▼

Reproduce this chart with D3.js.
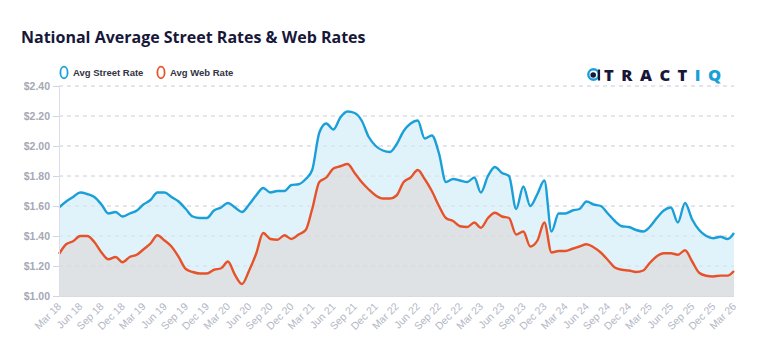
<!DOCTYPE html>
<html>
<head>
<meta charset="utf-8">
<script src="https://cdn.jsdelivr.net/npm/d3@7"></script>
<style>
  html, body { margin: 0; padding: 0; background: #ffffff; }
  svg { display: block; }
</style>
</head>
<body>
<svg id="chart" width="768" height="356"></svg>
<script>
// ---------- DATA ----------
const startMonth = new Date(2018, 2, 1); // Mar 2018
const endMonth = new Date(2026, 3, 1);   // exclusive (through Mar 2026)
const months = d3.timeMonth.range(startMonth, endMonth);

const streetRate = [
  1.59, 1.63, 1.66, 1.69, 1.68, 1.66, 1.61, 1.55, 1.56, 1.53,
  1.55, 1.57, 1.61, 1.64, 1.69, 1.69, 1.66, 1.63, 1.58, 1.53,
  1.52, 1.52, 1.57, 1.59, 1.62, 1.59, 1.56, 1.61, 1.67, 1.72,
  1.69, 1.70, 1.70, 1.74, 1.745, 1.78, 1.84, 2.09, 2.15, 2.11,
  2.19, 2.23, 2.22, 2.17, 2.06, 2.00, 1.97, 1.96, 2.01, 2.10,
  2.15, 2.17, 2.05, 2.07, 1.95, 1.76, 1.78, 1.77, 1.76, 1.79,
  1.69, 1.80, 1.86, 1.82, 1.80, 1.58, 1.73, 1.60, 1.68, 1.77,
  1.43, 1.55, 1.55, 1.57, 1.58, 1.63, 1.61, 1.60, 1.55, 1.50,
  1.465, 1.46, 1.44, 1.43, 1.46, 1.52, 1.57, 1.59, 1.49, 1.62,
  1.51, 1.44, 1.40, 1.385, 1.395, 1.38, 1.42
];

const webRate = [
  1.28, 1.345, 1.365, 1.40, 1.40, 1.36, 1.29, 1.245, 1.26, 1.225,
  1.26, 1.275, 1.31, 1.35, 1.405, 1.37, 1.33, 1.26, 1.18, 1.16,
  1.15, 1.15, 1.175, 1.185, 1.23, 1.14, 1.08, 1.17, 1.28, 1.42,
  1.38, 1.375, 1.405, 1.38, 1.41, 1.44, 1.58, 1.76, 1.79, 1.85,
  1.865, 1.88, 1.82, 1.76, 1.71, 1.67, 1.65, 1.65, 1.67, 1.76,
  1.79, 1.84, 1.78, 1.70, 1.60, 1.52, 1.50, 1.465, 1.46, 1.49,
  1.455, 1.52, 1.555, 1.53, 1.52, 1.41, 1.43, 1.33, 1.37, 1.49,
  1.29, 1.30, 1.30, 1.315, 1.33, 1.345, 1.325, 1.29, 1.24, 1.19,
  1.175, 1.17, 1.16, 1.17, 1.22, 1.265, 1.285, 1.285, 1.275, 1.305,
  1.23, 1.155, 1.135, 1.13, 1.136, 1.136, 1.167
];

const yTicks = [1.0, 1.2, 1.4, 1.6, 1.8, 2.0, 2.2, 2.4];
const xTickLabels = [
  "Mar 18","Jun 18","Sep 18","Dec 18","Mar 19","Jun 19","Sep 19","Dec 19",
  "Mar 20","Jun 20","Sep 20","Dec 20","Mar 21","Jun 21","Sep 21","Dec 21",
  "Mar 22","Jun 22","Sep 22","Dec 22","Mar 23","Jun 23","Sep 23","Dec 23",
  "Mar 24","Jun 24","Sep 24","Dec 24","Mar 25","Jun 25","Sep 25","Dec 25","Mar 26"
];
const seriesNames = ["Avg Street Rate", "Avg Web Rate"];
const titleText = "National Average Street Rates & Web Rates";

// ---------- LAYOUT ----------
const svg = d3.select("#chart");
const plotLeft = 59, plotRight = 734, plotTop = 86, plotBottom = 296;

const x = d3.scaleTime().domain([months[0], months[months.length - 1]]).range([plotLeft, plotRight]);
const y = d3.scaleLinear().domain([1.0, 2.4]).range([plotBottom, plotTop]);

const streetData = months.map((d, i) => ({ date: d, v: streetRate[i] }));
const webData = months.map((d, i) => ({ date: d, v: webRate[i] }));

const blue = "#1a9fd9", red = "#e6532b";
const curve = d3.curveMonotoneX;

// Title
svg.append("text")
  .attr("x", 21).attr("y", 43)
  .attr("font-family", "'Open Sans', sans-serif")
  .attr("font-weight", 700)
  .attr("font-size", 16)
  .attr("fill", "#17173a")
  .text(titleText);

// Gridlines
const gridVals = yTicks.filter(v => v > 1.0);
svg.append("g").selectAll("line").data(gridVals).join("line")
  .attr("x1", plotLeft).attr("x2", plotRight)
  .attr("y1", d => y(d)).attr("y2", d => y(d))
  .attr("stroke", "#dcdde3").attr("stroke-width", 1)
  .attr("stroke-dasharray", "4,4");

// Areas
const area = d3.area().x(d => x(d.date)).y0(y(1.0)).y1(d => y(d.v)).curve(curve);
svg.append("path").datum(streetData).attr("d", area).attr("fill", "#e1f3fa");
svg.append("path").datum(webData).attr("d", area).attr("fill", "#dee2e5");

// Gridlines showing through the fill
svg.append("g").selectAll("line").data(gridVals).join("line")
  .attr("x1", plotLeft).attr("x2", plotRight)
  .attr("y1", d => y(d)).attr("y2", d => y(d))
  .attr("stroke", "#cfd3da").attr("stroke-opacity", 0.6).attr("stroke-width", 1)
  .attr("stroke-dasharray", "4,4");

// Lines
const line = d3.line().x(d => x(d.date)).y(d => y(d.v)).curve(curve);
svg.append("path").datum(streetData).attr("d", line)
  .attr("fill", "none").attr("stroke", blue).attr("stroke-width", 2.4).attr("stroke-linejoin", "round");
svg.append("path").datum(webData).attr("d", line)
  .attr("fill", "none").attr("stroke", red).attr("stroke-width", 2.4).attr("stroke-linejoin", "round");

// Y axis
const yAxis = d3.axisLeft(y).tickValues(yTicks).tickSize(6).tickPadding(3)
  .tickFormat(d => "$" + d3.format(".2f")(d));
const gy = svg.append("g").attr("transform", `translate(${plotLeft},0)`).call(yAxis);
gy.select(".domain").attr("stroke", "#dcdde6").attr("stroke-width", 1);
gy.selectAll(".tick line").attr("stroke", "#d3d5de");
gy.selectAll(".tick text")
  .attr("font-family", "'Liberation Sans', Arial, sans-serif")
  .attr("font-size", 10.5).attr("font-weight", 700).attr("fill", "#a5a8b5");

// X axis baseline
svg.append("line").attr("x1", plotLeft).attr("x2", plotRight)
  .attr("y1", plotBottom + 0.5).attr("y2", plotBottom + 0.5)
  .attr("stroke", "#d9dbe3").attr("stroke-width", 1);

// X tick labels
const xTickDates = xTickLabels.map((_, i) => d3.timeMonth.offset(months[0], i * 3));
svg.append("g").selectAll("text").data(xTickDates).join("text")
  .attr("transform", d => `translate(${x(d) + 3},${plotBottom + 11}) rotate(-45)`)
  .attr("text-anchor", "end")
  .attr("font-family", "'Liberation Sans', Arial, sans-serif")
  .attr("font-size", 10.5)
  .attr("fill", "#b3b7c6")
  .text((d, i) => xTickLabels[i]);

// Legend
const legend = svg.append("g");
const legendItems = [
  { name: seriesNames[0], color: blue, x: 64 },
  { name: seriesNames[1], color: red, x: 161 }
];
legendItems.forEach(it => {
  legend.append("ellipse").attr("cx", it.x).attr("cy", 72.5).attr("rx", 3.6).attr("ry", 5.8)
    .attr("fill", "none").attr("stroke", it.color).attr("stroke-width", 1.8);
  legend.append("text").attr("x", it.x + 9).attr("y", 76)
    .attr("font-family", "'Liberation Sans', Arial, sans-serif")
    .attr("font-size", 9.5).attr("font-weight", 700).attr("fill", "#333344")
    .text(it.name);
});

// Logo
const logo = svg.append("g");
logo.append("circle").attr("cx", 593.5).attr("cy", 74.5).attr("r", 5.2)
  .attr("fill", "none").attr("stroke", "#1a9fd9").attr("stroke-width", 2.4);
logo.append("circle").attr("cx", 593.2).attr("cy", 75).attr("r", 2.8).attr("fill", "#17173a");
logo.append("line").attr("x1", 599).attr("x2", 599).attr("y1", 69.5).attr("y2", 80.5)
  .attr("stroke", "#17173a").attr("stroke-width", 2.2);
const logoText = logo.append("text").attr("x", 604).attr("y", 80.5)
  .attr("font-family", "'Open Sans', sans-serif").attr("font-weight", 800)
  .attr("font-size", 16.5).attr("letter-spacing", 7.5);
logoText.append("tspan").attr("fill", "#17173a").text("TRACT");
logoText.append("tspan").attr("fill", "#1a9fd9").text("IQ");
</script>
</body>
</html>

▲

> **Given problem**: Transcribe the opening line of the listing above, please, and every line after it through the line with "const months = d3.timeMonth.range(startMonth, endMonth);", word for word, without pictures.

> **Answer below**:
Reproduce this chart with D3.js.
<!DOCTYPE html>
<html>
<head>
<meta charset="utf-8">
<script src="https://cdn.jsdelivr.net/npm/d3@7"></script>
<style>
  html, body { margin: 0; padding: 0; background: #ffffff; }
  svg { display: block; }
</style>
</head>
<body>
<svg id="chart" width="768" height="356"></svg>
<script>
// ---------- DATA ----------
const startMonth = new Date(2018, 2, 1); // Mar 2018
const endMonth = new Date(2026, 3, 1);   // exclusive (through Mar 2026)
const months = d3.timeMonth.range(startMonth, endMonth);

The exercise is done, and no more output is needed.